I've two different versions of a data structure, and there are bunch of methods that work against a list of these data structures as shown below,

class NewFooRunner {
    public double runFoos(List<Foo> foos) {
        // expecting new foos
    }
}


List<Foo> oldFoos = new ArrayList<>();
List<Foo> newFoos = new ArrayList<>();

class Foo {
    private double someNum;
}

Here NewFooRunner takes a list of Foo, and it's very easy to pass in oldFoos instead of newFoos. I wonder if there's something in the type system to avoid that. In languages with type aliasing, I could've used that. I can create a concrete class to represent OldFoos and NewFoos which holds the list internally like below.

class NewFoos {
    private List<Foo> newFoos
}

class NewFooRunner {
    public double runFoos(List<NewFoos> foos) {
        // expecting new foos
    }
}

Is that the only way to approach it?

CodePudding user response：

• If you want OldFoo and NewFoo treated differently, then instantiate them as different classes with no common parent.
• If you want OldFoo and NewFoo treated differently sometimes and equivalently other times, then instantiate them as different classes with a common parent.
• If you want OldFoo and NewFoo treated equivalently, then instantiate them as the same class.

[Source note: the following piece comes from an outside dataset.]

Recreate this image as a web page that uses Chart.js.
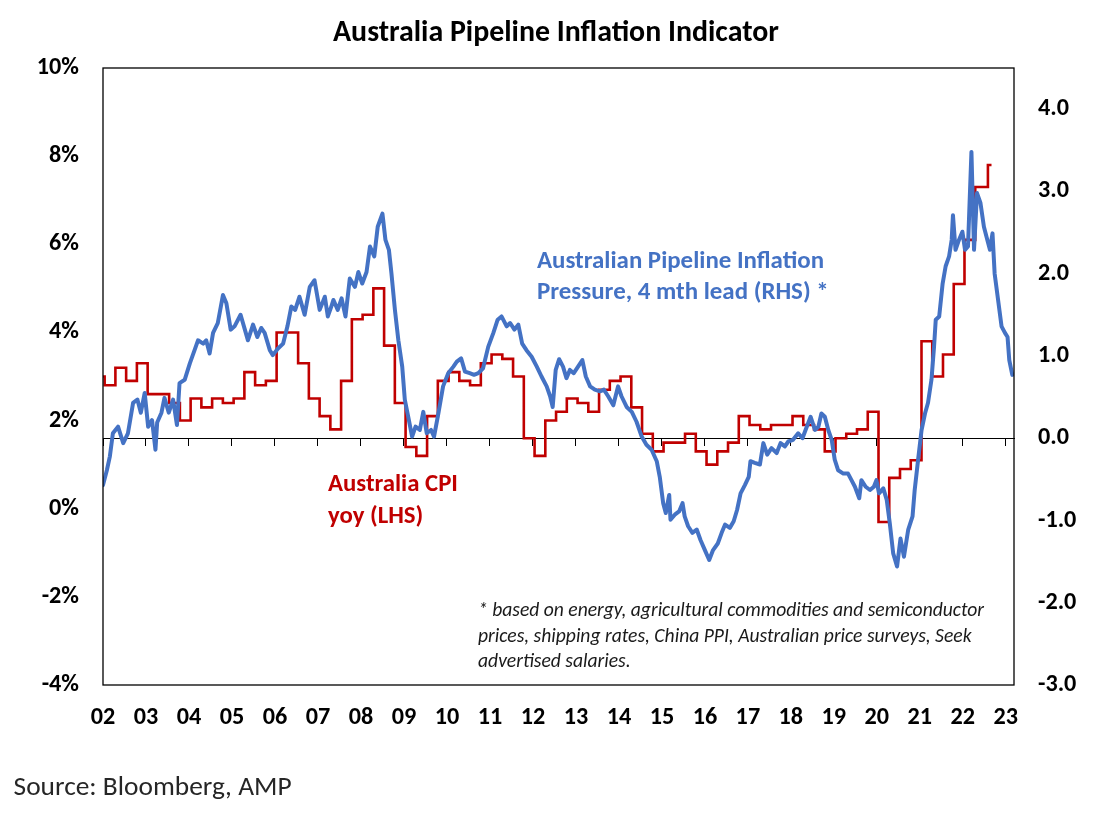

That's what the type system provides.

CodePudding user response：

If you have the luxury of changing the types in your program, that is a good approach. It does introduce a bit of clutter and a bit of inefficiency, and it introduces incompatibilities with existing code, but that tradeoff may be worthwhile.

If you can't, or don't want to, change the types in your program, then you can use pluggable types to enforce the same guarantees at compile time. There is a tutorial about how to define a type alias.